Das „Haus“ war nicht nur eine Gemeinschaft gemeinsamen Ursprungs, sondern auch gemeinsamen Schicksals. Was man tat, hatte Konsequenzen für alle auf einmal. Dies macht sich besonders in der harten Formulierung von Deuteronomium 5:9 bemerkbar: „Denn ich, der HERR, dein Gott, bin ein eifernder Gott, der die Missetat der Väter heimsucht bis ins dritte und vierte Glied an den Kindern derer, die mich hassen, aber Barmherzigkeit erweist an vielen Tausenden, die mich lieben und meine Gebote halten.“ Das schien mir immer schrecklich unfair: selbst die dritte und vierte Generation (das heißt bis über hundert Jahre hinweg) muss für die Fehler ihrer Vorfahren einstehen. Aber wir sprechen über die 4 Generationen, die gleichzeitig im „Haus“ leben.
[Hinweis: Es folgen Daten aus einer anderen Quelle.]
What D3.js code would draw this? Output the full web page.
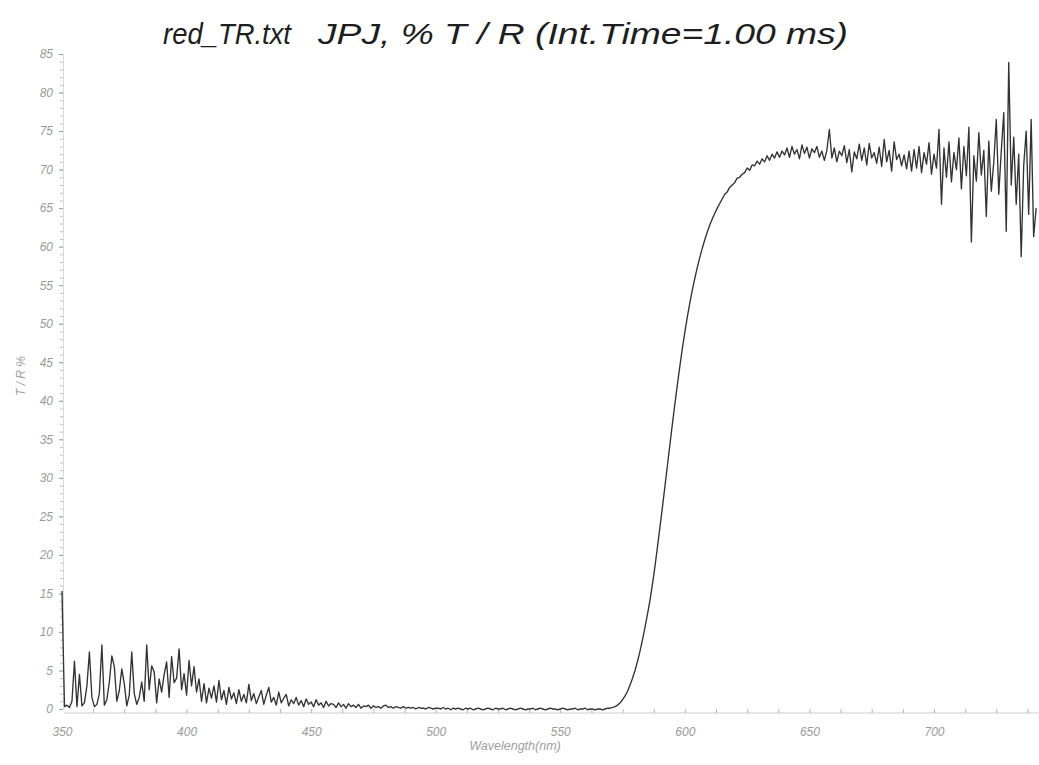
<!DOCTYPE html>
<html><head><meta charset="utf-8">
<script src="https://cdn.jsdelivr.net/npm/d3@7"></script>
<style>body{margin:0;background:#fff;} svg{display:block;}</style>
</head><body><svg id="chart" width="1039" height="765"></svg>
<script>
const startWavelength = 350;
const uvNoise = [ // 350-420 nm
 15.3,0.3,0.5,0.2,1.0,6.2,0.3,4.5,0.4,0.8,
 3.0,7.4,1.5,0.3,0.6,2.0,8.3,0.5,1.2,3.5,
 6.9,5.5,1.0,2.4,5.2,3.3,0.4,1.8,7.4,2.0,
 0.6,1.5,3.5,1.0,8.3,2.5,5.6,4.8,0.8,3.9,
 2.2,4.5,6.1,1.5,6.8,3.4,4.0,7.8,2.5,4.6,
 1.8,6.3,3.0,5.5,2.2,3.9,1.0,3.3,0.8,2.7,
 1.4,3.0,0.9,3.7,1.2,2.4,0.6,2.8,1.3,2.1,0.7];
const blueTail = [ // 421-500 nm
 2.5,1.0,1.9,0.8,3.2,1.1,2.0,0.7,1.6,2.4,
 0.6,1.8,2.8,0.9,1.5,0.5,2.2,0.8,1.4,1.9,
 0.4,1.2,0.7,1.5,0.5,1.1,0.3,1.3,0.6,0.9,
 0.3,1.2,0.5,0.8,0.2,1.0,0.4,0.7,0.6,0.2,
 0.8,0.3,0.6,0.1,0.7,0.3,0.5,0.2,0.6,0.1,
 0.4,0.3,0.5,0.1,0.4,0.2,0.3,0.1,0.4,0.5,
 0.2,0.3,0.1,0.3,0.2,0.1,0.3,0.1,0.2,0.1,
 0.2,0.0,0.2,0.1,0.1,0.0,0.2,0.1,0.0,0.1];
const baseline = [ // 501-570 nm
 0.1,0.0,0.2,0.0,0.1,-0.1,0.1,0.0,0.1,0.0,
 -0.1,0.1,0.0,0.1,-0.1,0.0,0.1,0.0,-0.1,0.0,
 0.1,0.0,-0.1,0.1,0.0,0.0,0.1,-0.1,0.0,0.1,
 0.0,-0.1,0.0,0.1,0.0,-0.1,0.0,0.0,0.1,-0.1,
 0.0,0.1,0.0,-0.1,0.0,0.1,0.0,0.0,-0.1,0.0,
 0.1,0.0,-0.1,0.0,0.0,0.1,-0.1,0.0,0.0,0.1,
 -0.1,0.0,0.0,-0.1,0.0,0.0,-0.1,0.0,0.1,0.1];
const edgeRise = [ // 571-640 nm
 0.2,0.3,0.5,0.8,1.2,1.7,2.3,3.1,4.0,5.0,
 6.2,7.5,9.0,10.6,12.3,14.1,16.2,18.5,21.0,23.6,
 26.2,28.9,31.6,34.3,37.0,39.6,42.1,44.5,46.8,48.9,
 50.9,52.7,54.4,55.9,57.3,58.6,59.8,60.9,61.9,62.8,
 63.6,64.3,65.0,65.6,66.2,66.8,67.1,67.7,68.0,68.3,
 68.9,69.0,69.4,69.6,70.2,69.9,70.6,70.5,71.1,70.7,
 71.4,71.0,71.8,71.2,72.0,71.5,72.3,71.6,72.4,71.9];
const plateau = [ // 641-700 nm
 72.8,71.6,73.0,72.0,72.6,71.4,73.2,72.1,72.9,71.5,
 72.7,72.2,73.0,71.6,72.4,71.2,72.5,75.2,71.5,72.8,
 71.0,72.4,71.8,73.1,70.9,72.6,69.7,72.3,71.4,73.3,
 71.2,72.8,70.6,73.4,71.5,72.2,70.8,72.9,70.4,73.9,
 71.0,72.5,69.8,73.6,71.3,72.0,70.5,71.9,70.1,72.4,
 69.8,72.6,70.2,73.0,69.6,72.2,70.7,73.5,69.4,72.0];
const nirNoise = [ // 701-741 nm
 70.2,75.2,65.5,72.8,69.0,73.6,68.4,72.2,70.0,74.1,
 67.5,73.0,69.2,75.5,60.6,71.8,68.5,74.8,69.3,72.5,
 63.9,73.7,67.2,71.0,76.5,66.8,72.4,77.4,62.0,83.9,
 68.0,74.2,65.5,72.0,58.7,70.5,75.0,64.2,76.5,61.3,65.0];

const xTickValues = [350,400,450,500,550,600,650,700];
const yTickValues = [0,5,10,15,20,25,30,35,40,45,50,55,60,65,70,75,80,85];
const titleFile = "red_TR.txt";
const titleMain = "JPJ, % T / R (Int.Time=1.00 ms)";
const xLabel = "Wavelength(nm)";
const yLabel = "T / R %";

// ---- build ----
const values = [].concat(uvNoise, blueTail, baseline, edgeRise, plateau, nirNoise);
const data = values.map((v, i) => ({wl: startWavelength + i, v}));

const W = 1039, H = 765;
const svg = d3.select("#chart");
const x = d3.scaleLinear().domain([350, 700]).range([62, 934]);
const y = d3.scaleLinear().domain([0, 85]).range([709, 54]);
const axisX = 64, axisY = 713;

svg.append("defs").append("clipPath").attr("id", "clip")
  .append("rect").attr("x", 0).attr("y", 0).attr("width", W).attr("height", H);

const labelFont = "'Liberation Sans', Arial, sans-serif";

// Y axis: minor ticks
const yMinor = svg.append("g").attr("transform", `translate(${axisX - 1},0)`)
  .call(d3.axisLeft(y).tickValues(d3.range(0, 86, 1)).tickSize(3).tickFormat(""));
yMinor.select(".domain").remove();
yMinor.selectAll("line").attr("stroke", "#b0b0b0").attr("stroke-width", 0.8);

const yAxis = svg.append("g").attr("transform", `translate(${axisX - 1},0)`)
  .call(d3.axisLeft(y).tickValues(yTickValues).tickSize(4).tickPadding(6));
yAxis.select(".domain").attr("stroke", "#d0d0d0").attr("stroke-width", 0.8);
yAxis.selectAll("line").attr("stroke", "#a0a0a0");
yAxis.selectAll("text").attr("fill", "#9a9a9a").style("font-family", labelFont)
  .style("font-style", "italic").style("font-size", "12px");

// X axis line
svg.append("line").attr("x1", axisX).attr("x2", W).attr("y1", axisY).attr("y2", axisY)
  .attr("stroke", "#cfcfcf").attr("stroke-width", 1);

const xMinor = svg.append("g").attr("transform", `translate(0,${axisY})`)
  .call(d3.axisBottom(x).tickValues(d3.range(362.5, 741, 12.5)).tickSize(-4).tickFormat(""));
xMinor.select(".domain").remove();
xMinor.selectAll("line").attr("stroke", "#b5b5b5");

const xAxis = svg.append("g").attr("transform", `translate(0,${axisY})`)
  .call(d3.axisBottom(x).tickValues(xTickValues).tickSize(0).tickPadding(14));
xAxis.select(".domain").remove();
xAxis.selectAll("text").attr("fill", "#9a9a9a").style("font-family", labelFont)
  .style("font-style", "italic").style("font-size", "12px");

// data line
svg.append("path").datum(data)
  .attr("clip-path", "url(#clip)")
  .attr("fill", "none").attr("stroke", "#333").attr("stroke-width", 1.35)
  .attr("stroke-linejoin", "round")
  .attr("d", d3.line().x(d => x(d.wl)).y(d => y(d.v)));

// axis titles
svg.append("text").attr("x", 515).attr("y", 750).attr("text-anchor", "middle")
  .attr("fill", "#a0a0a0").style("font-family", labelFont).style("font-style", "italic")
  .style("font-size", "12.5px").text(xLabel);
svg.append("text").attr("transform", "translate(25,376) rotate(-90)").attr("text-anchor", "middle")
  .attr("fill", "#a0a0a0").style("font-family", labelFont).style("font-style", "italic")
  .style("font-size", "12px").text(yLabel);

// title
svg.append("text").attr("x", 163).attr("y", 44).attr("fill", "#1e1e1e")
  .style("font-family", labelFont).style("font-style", "italic").style("font-size", "30px")
  .attr("textLength", 128).attr("lengthAdjust", "spacingAndGlyphs")
  .text(titleFile);
svg.append("text").attr("x", 318).attr("y", 44).attr("fill", "#1e1e1e")
  .style("font-family", labelFont).style("font-style", "italic").style("font-size", "30px")
  .attr("textLength", 530).attr("lengthAdjust", "spacingAndGlyphs")
  .text(titleMain);
</script></body></html>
Wenn das Familienoberhaupt einen schwerwiegenden Fehler beging, zum Beispiel das Vermögen verschleuderte, hatte das konkrete Konsequenzen für die bereits hier und jetzt lebende dritte und vierte Generation.

Weil so viele Generationen im „Haus“ zusammenlebten, war es notwendig, das lebhafte Potenzial der Sexualität zu berücksichtigen. Damit das Zusammenleben im „Haus“ sich nicht in ein Chaos verwandelte und in heftigen Rivalitäten und Kämpfen auflöste, wurden die sexuellen Beziehungen ausdrücklich geregelt. So gibt es im Buch Levitikus, Kapitel 18, eine lange Aufzählung verbotener sexueller Beziehungen. Zum Beispiel: „Kein Mann sollte sich einer Frau aus seinem eigenen Haus nähern, um sexuelle Beziehungen zu ihr zu haben... Du sollst mit der Frau deines Vaters nicht Umgang haben; denn damit schändest du deinen Vater.“ Das wird erst verständlich wenn man bedenkt, dass Frauen oft im Kindbett starben und das Familienoberhaupt vielleicht eine zweite oder dritte Ehe einging, so dass eventuell seine dritte Frau jünger ist als der älteste Sohn aus der ersten Ehe. So etwas konnte direkt explosiv sein... Ich glaube auch, dass der Versuch, innerfamiliäre Zerrüttung zu verhindern, ein Grund des Verbots homosexueller Beziehungen war. Aber darüber ein anderes Mal mehr.

Der Teil des verheißenen Landes, der einem Stamm oder einer Sippe zugewiesen war, musste in der Familie bleiben. Das Land durfte nicht verkauft werden. Wenn jemand sich dermaßen verschuldet hatte, dass sein Land versteigert werden musste, hatte der nächste Verwandte die Pflicht, es zu „retten“, indem er die Schulden bezahlte. Dies wurde als „Lösen“ bezeichnet: das Lösegeld für einen anderen bezahlen, damit er sein Erbe nicht verliere.

Ist doch schön, dass das für den Glauben wichtige Wort „erlösen“ oder Erlösung so einen konkreten Hintergrund hat. Ein anderer übernimmt den Bankrott, damit man sein Erbe als Sohn oder Tochter Gottes nicht verliert.